■ **What is being asked**
Word for word, copy all the data and drop the pictures.

■ **Given material**
━━━━

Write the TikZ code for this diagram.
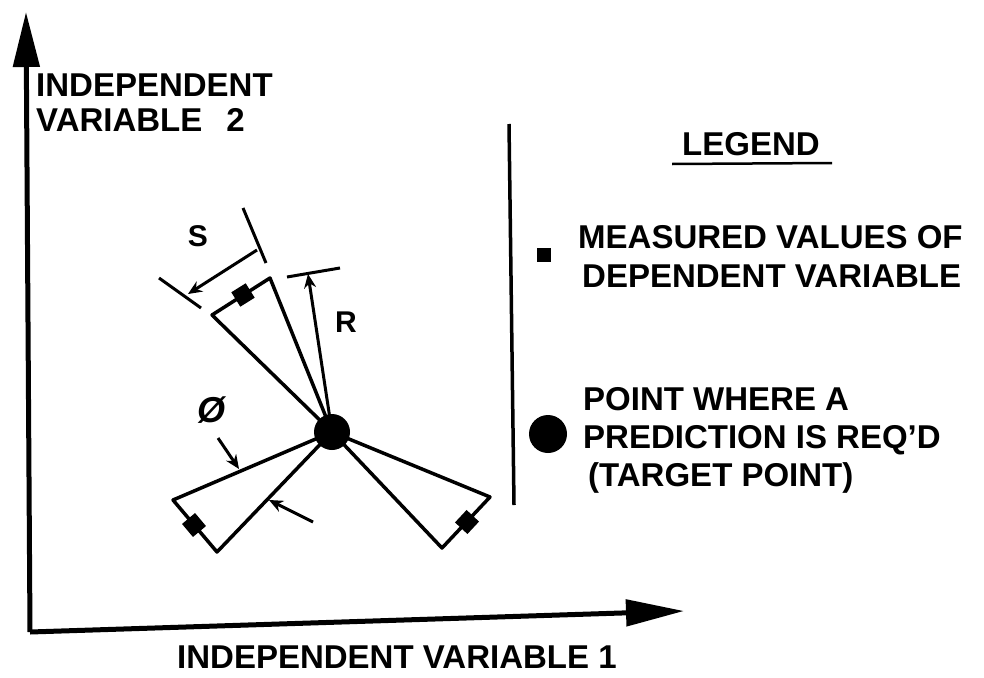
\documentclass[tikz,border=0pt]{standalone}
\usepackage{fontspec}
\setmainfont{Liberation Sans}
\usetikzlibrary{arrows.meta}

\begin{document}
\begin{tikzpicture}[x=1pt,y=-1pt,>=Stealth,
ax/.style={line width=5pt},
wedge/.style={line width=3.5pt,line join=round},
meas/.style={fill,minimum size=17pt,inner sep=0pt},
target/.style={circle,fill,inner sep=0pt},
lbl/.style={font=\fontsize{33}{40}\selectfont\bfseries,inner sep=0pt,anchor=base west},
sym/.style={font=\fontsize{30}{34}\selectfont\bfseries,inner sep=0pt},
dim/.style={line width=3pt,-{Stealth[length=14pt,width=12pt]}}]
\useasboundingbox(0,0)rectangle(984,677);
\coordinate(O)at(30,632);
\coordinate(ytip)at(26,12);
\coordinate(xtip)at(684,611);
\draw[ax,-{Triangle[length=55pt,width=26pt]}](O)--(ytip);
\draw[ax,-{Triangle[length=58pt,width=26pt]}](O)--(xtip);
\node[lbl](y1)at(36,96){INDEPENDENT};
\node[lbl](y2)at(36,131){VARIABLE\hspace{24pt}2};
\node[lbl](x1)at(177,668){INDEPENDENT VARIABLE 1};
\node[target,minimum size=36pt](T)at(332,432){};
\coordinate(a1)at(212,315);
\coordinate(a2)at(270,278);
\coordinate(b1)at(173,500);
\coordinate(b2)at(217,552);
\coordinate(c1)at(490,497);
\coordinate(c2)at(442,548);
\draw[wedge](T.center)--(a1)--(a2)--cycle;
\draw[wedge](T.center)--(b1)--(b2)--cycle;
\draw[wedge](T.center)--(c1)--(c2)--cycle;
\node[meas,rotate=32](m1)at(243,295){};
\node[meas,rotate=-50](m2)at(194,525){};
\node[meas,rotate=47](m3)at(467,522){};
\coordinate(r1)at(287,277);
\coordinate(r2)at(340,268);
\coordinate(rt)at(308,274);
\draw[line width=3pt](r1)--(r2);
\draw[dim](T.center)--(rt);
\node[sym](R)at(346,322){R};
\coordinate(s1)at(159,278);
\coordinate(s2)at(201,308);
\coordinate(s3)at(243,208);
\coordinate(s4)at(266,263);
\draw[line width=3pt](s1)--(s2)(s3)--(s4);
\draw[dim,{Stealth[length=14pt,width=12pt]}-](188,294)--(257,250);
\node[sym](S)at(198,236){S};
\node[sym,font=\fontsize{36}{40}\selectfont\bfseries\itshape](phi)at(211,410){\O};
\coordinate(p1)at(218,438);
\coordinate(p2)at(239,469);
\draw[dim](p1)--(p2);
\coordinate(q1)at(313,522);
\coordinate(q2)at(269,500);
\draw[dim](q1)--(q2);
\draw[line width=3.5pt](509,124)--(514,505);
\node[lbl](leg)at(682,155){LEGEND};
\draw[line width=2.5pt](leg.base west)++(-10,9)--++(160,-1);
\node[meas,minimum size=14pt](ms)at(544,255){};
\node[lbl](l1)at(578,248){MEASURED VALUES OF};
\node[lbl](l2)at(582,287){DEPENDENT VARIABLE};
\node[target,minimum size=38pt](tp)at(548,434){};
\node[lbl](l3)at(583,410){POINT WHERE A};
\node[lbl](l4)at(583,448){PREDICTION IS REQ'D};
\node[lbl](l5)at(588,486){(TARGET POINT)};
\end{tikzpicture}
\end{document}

━━━━

■ **Exercise result**
Write the TikZ code for this diagram.
\documentclass[tikz,border=0pt]{standalone}
\usepackage{fontspec}
\setmainfont{Liberation Sans}
\usetikzlibrary{arrows.meta}

\begin{document}
\begin{tikzpicture}[x=1pt,y=-1pt,>=Stealth,
ax/.style={line width=5pt},
wedge/.style={line width=3.5pt,line join=round},
meas/.style={fill,minimum size=17pt,inner sep=0pt},
target/.style={circle,fill,inner sep=0pt},
lbl/.style={font=\fontsize{33}{40}\selectfont\bfseries,inner sep=0pt,anchor=base west},
sym/.style={font=\fontsize{30}{34}\selectfont\bfseries,inner sep=0pt},
dim/.style={line width=3pt,-{Stealth[length=14pt,width=12pt]}}]
\useasboundingbox(0,0)rectangle(984,677);
\coordinate(O)at(30,632);
\coordinate(ytip)at(26,12);
\coordinate(xtip)at(684,611);
\draw[ax,-{Triangle[length=55pt,width=26pt]}](O)--(ytip);
\draw[ax,-{Triangle[length=58pt,width=26pt]}](O)--(xtip);
\node[lbl](y1)at(36,96){INDEPENDENT};
\node[lbl](y2)at(36,131){VARIABLE\hspace{24pt}2};
\node[lbl](x1)at(177,668){INDEPENDENT VARIABLE 1};
\node[target,minimum size=36pt](T)at(332,432){};
\coordinate(a1)at(212,315);
\coordinate(a2)at(270,278);
\coordinate(b1)at(173,500);
\coordinate(b2)at(217,552);
\coordinate(c1)at(490,497);
\coordinate(c2)at(442,548);
\draw[wedge](T.center)--(a1)--(a2)--cycle;
\draw[wedge](T.center)--(b1)--(b2)--cycle;
\draw[wedge](T.center)--(c1)--(c2)--cycle;
\node[meas,rotate=32](m1)at(243,295){};
\node[meas,rotate=-50](m2)at(194,525){};
\node[meas,rotate=47](m3)at(467,522){};
\coordinate(r1)at(287,277);
\coordinate(r2)at(340,268);
\coordinate(rt)at(308,274);
\draw[line width=3pt](r1)--(r2);
\draw[dim](T.center)--(rt);
\node[sym](R)at(346,322){R};
\coordinate(s1)at(159,278);
\coordinate(s2)at(201,308);
\coordinate(s3)at(243,208);
\coordinate(s4)at(266,263);
\draw[line width=3pt](s1)--(s2)(s3)--(s4);
\draw[dim,{Stealth[length=14pt,width=12pt]}-](188,294)--(257,250);
\node[sym](S)at(198,236){S};
\node[sym,font=\fontsize{36}{40}\selectfont\bfseries\itshape](phi)at(211,410){\O};
\coordinate(p1)at(218,438);
\coordinate(p2)at(239,469);
\draw[dim](p1)--(p2);
\coordinate(q1)at(313,522);
\coordinate(q2)at(269,500);
\draw[dim](q1)--(q2);
\draw[line width=3.5pt](509,124)--(514,505);
\node[lbl](leg)at(682,155){LEGEND};
\draw[line width=2.5pt](leg.base west)++(-10,9)--++(160,-1);
\node[meas,minimum size=14pt](ms)at(544,255){};
\node[lbl](l1)at(578,248){MEASURED VALUES OF};
\node[lbl](l2)at(582,287){DEPENDENT VARIABLE};
\node[target,minimum size=38pt](tp)at(548,434){};
\node[lbl](l3)at(583,410){POINT WHERE A};
\node[lbl](l4)at(583,448){PREDICTION IS REQ'D};
\node[lbl](l5)at(588,486){(TARGET POINT)};
\end{tikzpicture}
\end{document}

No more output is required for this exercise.